14 September, 2005 16:08  
Blogger surly girl chimed in with...

inxjyu: "f*ck you, engineer boy" in polynesian

14 September, 2005 16:17  
Blogger Stef the engineer chimed in with...

;-)

oawiups: sound a f*cked engineer makes.

14 September, 2005 16:51  
Blogger Kyahgirl chimed in with...

I don't like bugs in the bath either SG but the childhood lessons about not wasting water would make me scoop it out I think.
If you had the guts to get 5 tatoos and 18 (was it?) piercings, you have to potential to build the guts to eliminate these pesky creatures. Its just a matter of practise! I'm sure you'll be great at it in no time. Can't make 'the other half' take care of these things all the time. You'll feel so proud! :-)

14 September, 2005 18:17  
Blogger elvira black chimed in with...

Ah, so much to ponder from your post and the comments thereof:

John Ruskin--yes, I heard about that. Didn't he also write Sartor Risartis (sp?) which had something to do with clothes and put me right to sleep after page 2? Wasn't he what you Brits refer to as a poofter? (If this is offensive, I claim/blame cultural illiteracy).

Spiders--the first experience I had with these was via the silver screen in Dr. No, where James Bond had a big black widow crawling on him in bed, heading straight towards his eyes. In a nanosecond, he started up, grabbed his pillow, and squashed it but good--all to the accompaniment of suitably dramatic music. That's shaken and squashed, not stirred.

My b/f is scrupulously clean and scours the bathroom religiously. However, there appears to be an extended family of centipedes or millipedes which come out in the wee hours and frolic around in the tub. Creepy little critters.
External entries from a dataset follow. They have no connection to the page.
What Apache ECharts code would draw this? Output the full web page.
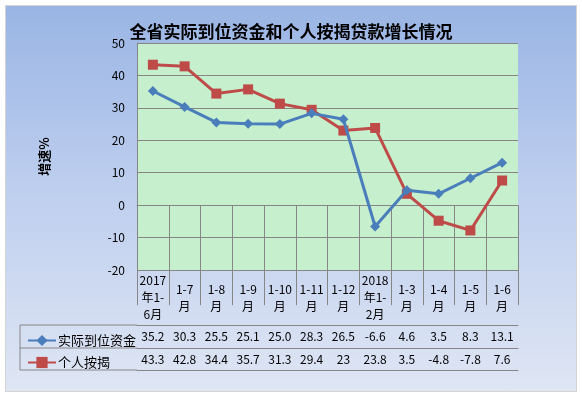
<!DOCTYPE html>
<html><head><meta charset="utf-8">
<script src="https://cdn.jsdelivr.net/npm/echarts@6/dist/echarts.min.js"></script>
<style>
html,body{margin:0;padding:0;background:#fff;}
#bg{position:absolute;left:5px;top:5px;width:570px;height:385px;border:1px solid #d4d4d4;background:linear-gradient(to bottom,#9ab5e4 0%,#bccdee 45%,#dfe6f4 100%);}
#c{position:absolute;left:0;top:0;width:582px;height:396px;}
</style></head>
<body><div id="bg"></div><div id="c"></div>
<script>
const categories = ['2017\n年1-\n6月','1-7\n月','1-8\n月','1-9\n月','1-10\n月','1-11\n月','1-12\n月','2018\n年1-\n2月','1-3\n月','1-4\n月','1-5\n月','1-6\n月'];
const seriesNames = ['实际到位资金','个人按揭'];
const fundValues = [35.2,30.3,25.5,25.1,25.0,28.3,26.5,-6.6,4.6,3.5,8.3,13.1];
const mortgageValues = [43.3,42.8,34.4,35.7,31.3,29.4,23,23.8,3.5,-4.8,-7.8,7.6];
const fundLabels = ['35.2','30.3','25.5','25.1','25.0','28.3','26.5','-6.6','4.6','3.5','8.3','13.1'];
const mortgageLabels = ['43.3','42.8','34.4','35.7','31.3','29.4','23','23.8','3.5','-4.8','-7.8','7.6'];
const yTicks = {min:-20, max:50, interval:10};

const GL=137, GR=518, GT=43, GB=270;
const ROW1=325, ROW2=348, ROW3=370, LEGL=20;
const lineC='#868686';
const chart = echarts.init(document.getElementById('c'));
const font = '"Noto Sans CJK SC", sans-serif';
function hline(y){return {type:'line',shape:{x1:LEGL,y1:y,x2:GL,y2:y},style:{stroke:lineC,lineWidth:1},z:100};}
chart.setOption({
  backgroundColor:'transparent',
  textStyle:{fontFamily:font},
  title:{text:'全省实际到位资金和个人按揭贷款增长情况',left:'center',top:18,textStyle:{fontSize:17,fontWeight:'bold',color:'#000',fontFamily:font}},
  grid:{left:GL,right:582-GR,top:GT,bottom:396-GB,show:true,backgroundColor:'#c6efce',borderWidth:0},
  legend:{orient:'vertical',left:LEGL+2,top:ROW1+4,itemWidth:28,itemHeight:14,itemGap:9,data:seriesNames,textStyle:{fontSize:13,color:'#000',fontFamily:font,padding:[0,0,0,-3]}},
  xAxis:[
    {type:'category',data:categories,position:'bottom',boundaryGap:true,
     axisLine:{show:true,lineStyle:{color:lineC}},
     axisTick:{show:true,interval:0,length:ROW3-GB,lineStyle:{color:lineC}},
     axisLabel:{interval:0,margin:(ROW1-GB)/2,verticalAlign:'middle',lineHeight:17,fontSize:12,color:'#000',fontFamily:font}},
    {type:'category',data:fundLabels,position:'bottom',offset:ROW1-GB,gridIndex:0,
     axisLine:{show:true,lineStyle:{color:lineC}},axisTick:{show:false},
     axisLabel:{interval:0,margin:(ROW2-ROW1)/2,verticalAlign:'middle',fontSize:12,color:'#000',fontFamily:font}},
    {type:'category',data:mortgageLabels,position:'bottom',offset:ROW2-GB,gridIndex:0,
     axisLine:{show:true,lineStyle:{color:lineC}},axisTick:{show:false},
     axisLabel:{interval:0,margin:(ROW3-ROW2)/2,verticalAlign:'middle',fontSize:12,color:'#000',fontFamily:font}},
    {type:'category',data:categories,position:'bottom',offset:ROW3-GB,gridIndex:0,
     axisLine:{show:true,lineStyle:{color:lineC}},axisTick:{show:false},axisLabel:{show:false}}
  ],
  yAxis:{type:'value',min:yTicks.min,max:yTicks.max,interval:yTicks.interval,
    name:'增速%',nameLocation:'middle',nameGap:86,nameTextStyle:{fontSize:13,fontWeight:'bold',color:'#000',fontFamily:font},
    axisLine:{show:true,lineStyle:{color:lineC}},axisTick:{show:false},
    splitLine:{show:true,lineStyle:{color:lineC,width:1}},
    axisLabel:{margin:12,fontSize:12,color:'#000'}},
  graphic:[hline(ROW1),hline(ROW2),hline(ROW3),
    {type:'line',shape:{x1:LEGL,y1:ROW1,x2:LEGL,y2:ROW3},style:{stroke:lineC,lineWidth:1},z:100}],
  series:[
    {name:seriesNames[0],type:'line',data:fundValues,xAxisIndex:0,symbol:'diamond',symbolSize:10,
     itemStyle:{color:'#4a7ebb'},lineStyle:{width:3,color:'#4a7ebb'},z:3},
    {name:seriesNames[1],type:'line',data:mortgageValues,xAxisIndex:0,symbol:'rect',symbolSize:10,
     itemStyle:{color:'#be4b48'},lineStyle:{width:3,color:'#be4b48'},z:2}
  ]
});
</script></body></html>
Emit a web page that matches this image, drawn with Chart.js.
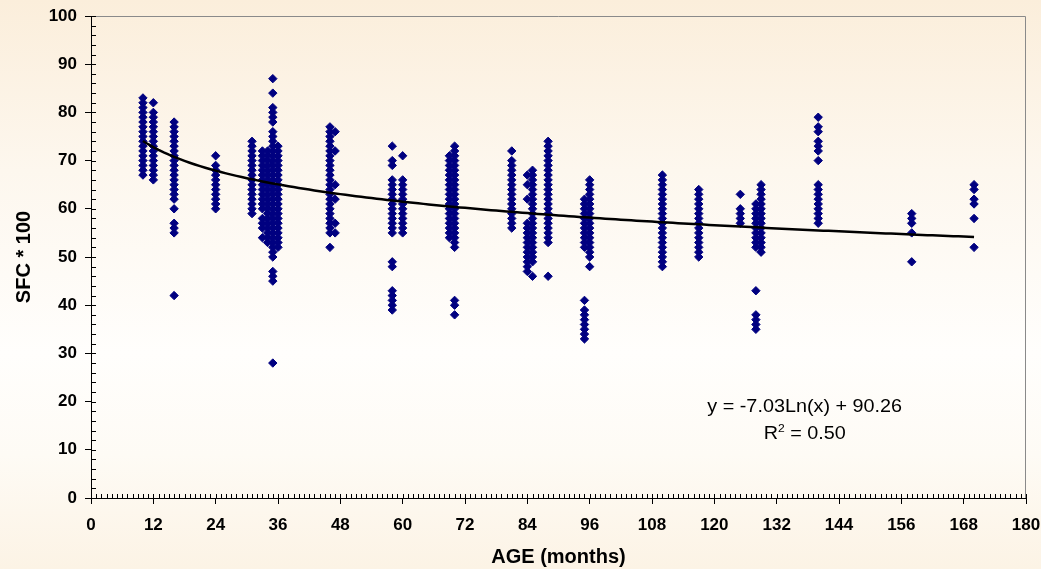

They kind of shimmer when they move from all the little leggies moving at once.

Waterbugs are about the worst, I think. Though as with many of these larger creatures, I believe they're considered harmless--as long as you don't consider inducing anxiety attacks harmless.

15 September, 2005 05:36  
Blogger Dave chimed in with...

'James Bond had a big black widow crawling on him in bed'

He should be so lucky.

15 September, 2005 07:31  
Blogger Pernicious Panda chimed in with...

You need a cat. Cats will gladly eat such dead things, and even do you the courtesy of killing them if they aren't too spunky. If you can stand the crunching sounds. Otherwise, wait for the thing to dry adequately and vacuum it up, dead or alive. Nothing can live in a vacuum.

15 September, 2005 07:38  
Blogger Dave chimed in with...

Erm... Aliens can. And in space, no one can hear you scream.

15 September, 2005 09:02  
Blogger surly girl chimed in with...

i absolutely can't get close enough to insects to do anything about them due to a firmly-held belief that they will leap up and eat my face at the slightest provocation. i know i wasted the water and i feel bad about that but maybe this will justify...

one of the twenty addresses i lived at was my friend's "cottage" which was under a demolition order. it had no heating, no carpets and no curtains. it did, however, have a rocket-fueled wall mounted water heater in the bathroom. so one cold night i plonked loads of bubble bath in and ran a neck-deep bath. because of the bubbles the water was obscured, so i climbed in and lay there for about 20 minutes. as the bubble started to dissolve i could make out vague shapes in the water....on realising that i was sharing my bath with various (and numerous) bits of dead spider, dead centipede and dead woodlouse that had been accumulating in the water heater since time immemorial i leaped out of the bath so fast i was just a blur...

hence my fear.

15 September, 2005 09:21  
Blogger Fizzy good chimed in with...

Dead arthropods are probably my second biggest fear, having got over the needles thing. Now only Linda Barker keeps them off the top spot.

I always hated it when the Beast turned into the Prince. I was a bit in love with him when he was ugly and damaged. (This tells you all you need to know about my attitude to men).

My cat - before he ran away (the diet was a big mistake) - used to eat live spiders. They made him sneeze.

17 September, 2005 13:49  
Blogger Kyahgirl chimed in with...

ewww. Its a wonder you ever ventured into a bath tub again!!